> _Stated problem_: Quote the data exactly, first line to the line containing "var yExpTicks = [18,19,20,21,22];", with no pictures.

◇ ◇ ◇

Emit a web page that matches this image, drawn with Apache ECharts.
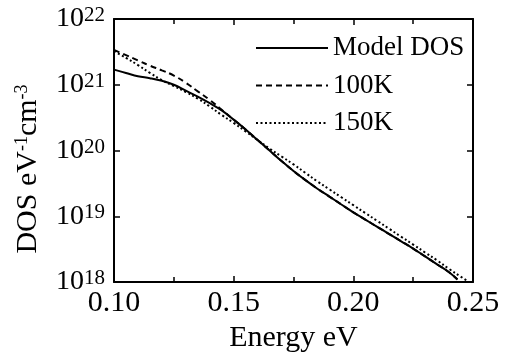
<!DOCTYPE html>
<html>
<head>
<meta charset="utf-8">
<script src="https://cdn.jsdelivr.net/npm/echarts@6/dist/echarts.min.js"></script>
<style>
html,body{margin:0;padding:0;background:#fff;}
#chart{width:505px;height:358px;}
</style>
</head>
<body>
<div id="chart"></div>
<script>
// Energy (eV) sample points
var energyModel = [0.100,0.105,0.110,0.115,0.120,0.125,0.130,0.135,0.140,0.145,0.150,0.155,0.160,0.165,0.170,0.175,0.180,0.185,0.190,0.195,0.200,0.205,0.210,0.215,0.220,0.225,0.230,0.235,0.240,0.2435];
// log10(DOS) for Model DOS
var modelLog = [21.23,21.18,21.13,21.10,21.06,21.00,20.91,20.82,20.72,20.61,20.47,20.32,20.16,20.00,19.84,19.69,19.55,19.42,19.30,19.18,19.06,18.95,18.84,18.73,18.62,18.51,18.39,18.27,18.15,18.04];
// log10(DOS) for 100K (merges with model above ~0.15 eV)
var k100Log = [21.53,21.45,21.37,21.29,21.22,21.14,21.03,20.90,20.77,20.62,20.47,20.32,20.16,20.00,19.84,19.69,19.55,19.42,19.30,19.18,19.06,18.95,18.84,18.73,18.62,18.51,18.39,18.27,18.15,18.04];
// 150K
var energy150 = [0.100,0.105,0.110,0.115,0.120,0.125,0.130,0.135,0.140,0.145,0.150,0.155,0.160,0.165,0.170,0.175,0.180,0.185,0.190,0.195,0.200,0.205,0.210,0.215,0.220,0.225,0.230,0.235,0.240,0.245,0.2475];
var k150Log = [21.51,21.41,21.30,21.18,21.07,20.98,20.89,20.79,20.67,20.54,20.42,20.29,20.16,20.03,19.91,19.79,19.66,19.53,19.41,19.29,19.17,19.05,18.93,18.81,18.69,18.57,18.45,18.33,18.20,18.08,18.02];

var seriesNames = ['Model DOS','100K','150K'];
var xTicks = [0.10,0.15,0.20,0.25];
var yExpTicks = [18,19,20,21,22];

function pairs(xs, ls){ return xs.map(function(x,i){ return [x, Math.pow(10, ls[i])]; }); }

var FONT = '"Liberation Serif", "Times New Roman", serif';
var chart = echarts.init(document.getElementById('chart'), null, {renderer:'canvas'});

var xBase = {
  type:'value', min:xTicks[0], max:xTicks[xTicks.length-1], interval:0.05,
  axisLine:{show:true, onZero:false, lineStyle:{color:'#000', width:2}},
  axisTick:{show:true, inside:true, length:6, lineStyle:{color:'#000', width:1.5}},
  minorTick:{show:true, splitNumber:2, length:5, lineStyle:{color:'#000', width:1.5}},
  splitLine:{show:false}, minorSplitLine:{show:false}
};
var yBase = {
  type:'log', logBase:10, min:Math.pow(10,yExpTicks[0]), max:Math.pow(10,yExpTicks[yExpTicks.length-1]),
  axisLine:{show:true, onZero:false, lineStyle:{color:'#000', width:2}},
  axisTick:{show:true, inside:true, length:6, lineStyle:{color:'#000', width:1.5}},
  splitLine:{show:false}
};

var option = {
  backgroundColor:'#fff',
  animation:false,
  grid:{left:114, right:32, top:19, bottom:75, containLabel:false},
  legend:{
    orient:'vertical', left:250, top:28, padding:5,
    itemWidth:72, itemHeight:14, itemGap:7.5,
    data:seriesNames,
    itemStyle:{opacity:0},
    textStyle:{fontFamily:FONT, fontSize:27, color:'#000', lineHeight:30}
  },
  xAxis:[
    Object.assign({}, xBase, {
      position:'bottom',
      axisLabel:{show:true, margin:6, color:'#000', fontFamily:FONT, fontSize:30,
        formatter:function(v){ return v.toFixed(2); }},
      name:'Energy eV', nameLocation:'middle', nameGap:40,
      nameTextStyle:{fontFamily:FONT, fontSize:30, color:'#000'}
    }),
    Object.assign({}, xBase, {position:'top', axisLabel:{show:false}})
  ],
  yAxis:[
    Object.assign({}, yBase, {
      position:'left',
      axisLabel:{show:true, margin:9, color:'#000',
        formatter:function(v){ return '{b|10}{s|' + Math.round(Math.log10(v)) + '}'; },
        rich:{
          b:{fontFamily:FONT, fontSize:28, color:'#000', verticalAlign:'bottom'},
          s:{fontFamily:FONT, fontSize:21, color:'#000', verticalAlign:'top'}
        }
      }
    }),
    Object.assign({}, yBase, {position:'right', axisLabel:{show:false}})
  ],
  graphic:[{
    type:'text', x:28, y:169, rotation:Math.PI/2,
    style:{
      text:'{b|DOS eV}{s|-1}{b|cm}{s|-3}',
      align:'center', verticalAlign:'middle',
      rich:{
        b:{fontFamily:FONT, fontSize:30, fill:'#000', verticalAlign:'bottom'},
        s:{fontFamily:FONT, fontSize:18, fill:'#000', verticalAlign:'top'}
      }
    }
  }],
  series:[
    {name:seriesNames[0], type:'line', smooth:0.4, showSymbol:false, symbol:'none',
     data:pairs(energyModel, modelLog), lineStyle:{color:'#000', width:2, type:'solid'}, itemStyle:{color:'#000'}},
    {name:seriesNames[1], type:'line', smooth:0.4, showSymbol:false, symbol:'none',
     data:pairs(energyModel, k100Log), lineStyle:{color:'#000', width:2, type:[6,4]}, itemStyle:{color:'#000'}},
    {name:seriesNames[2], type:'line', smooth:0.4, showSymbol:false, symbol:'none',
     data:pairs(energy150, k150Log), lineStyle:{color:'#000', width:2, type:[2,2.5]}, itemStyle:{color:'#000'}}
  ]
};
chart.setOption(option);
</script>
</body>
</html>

◇ ◇ ◇

> _The completed task_:
Emit a web page that matches this image, drawn with Apache ECharts.
<!DOCTYPE html>
<html>
<head>
<meta charset="utf-8">
<script src="https://cdn.jsdelivr.net/npm/echarts@6/dist/echarts.min.js"></script>
<style>
html,body{margin:0;padding:0;background:#fff;}
#chart{width:505px;height:358px;}
</style>
</head>
<body>
<div id="chart"></div>
<script>
// Energy (eV) sample points
var energyModel = [0.100,0.105,0.110,0.115,0.120,0.125,0.130,0.135,0.140,0.145,0.150,0.155,0.160,0.165,0.170,0.175,0.180,0.185,0.190,0.195,0.200,0.205,0.210,0.215,0.220,0.225,0.230,0.235,0.240,0.2435];
// log10(DOS) for Model DOS
var modelLog = [21.23,21.18,21.13,21.10,21.06,21.00,20.91,20.82,20.72,20.61,20.47,20.32,20.16,20.00,19.84,19.69,19.55,19.42,19.30,19.18,19.06,18.95,18.84,18.73,18.62,18.51,18.39,18.27,18.15,18.04];
// log10(DOS) for 100K (merges with model above ~0.15 eV)
var k100Log = [21.53,21.45,21.37,21.29,21.22,21.14,21.03,20.90,20.77,20.62,20.47,20.32,20.16,20.00,19.84,19.69,19.55,19.42,19.30,19.18,19.06,18.95,18.84,18.73,18.62,18.51,18.39,18.27,18.15,18.04];
// 150K
var energy150 = [0.100,0.105,0.110,0.115,0.120,0.125,0.130,0.135,0.140,0.145,0.150,0.155,0.160,0.165,0.170,0.175,0.180,0.185,0.190,0.195,0.200,0.205,0.210,0.215,0.220,0.225,0.230,0.235,0.240,0.245,0.2475];
var k150Log = [21.51,21.41,21.30,21.18,21.07,20.98,20.89,20.79,20.67,20.54,20.42,20.29,20.16,20.03,19.91,19.79,19.66,19.53,19.41,19.29,19.17,19.05,18.93,18.81,18.69,18.57,18.45,18.33,18.20,18.08,18.02];

var seriesNames = ['Model DOS','100K','150K'];
var xTicks = [0.10,0.15,0.20,0.25];
var yExpTicks = [18,19,20,21,22];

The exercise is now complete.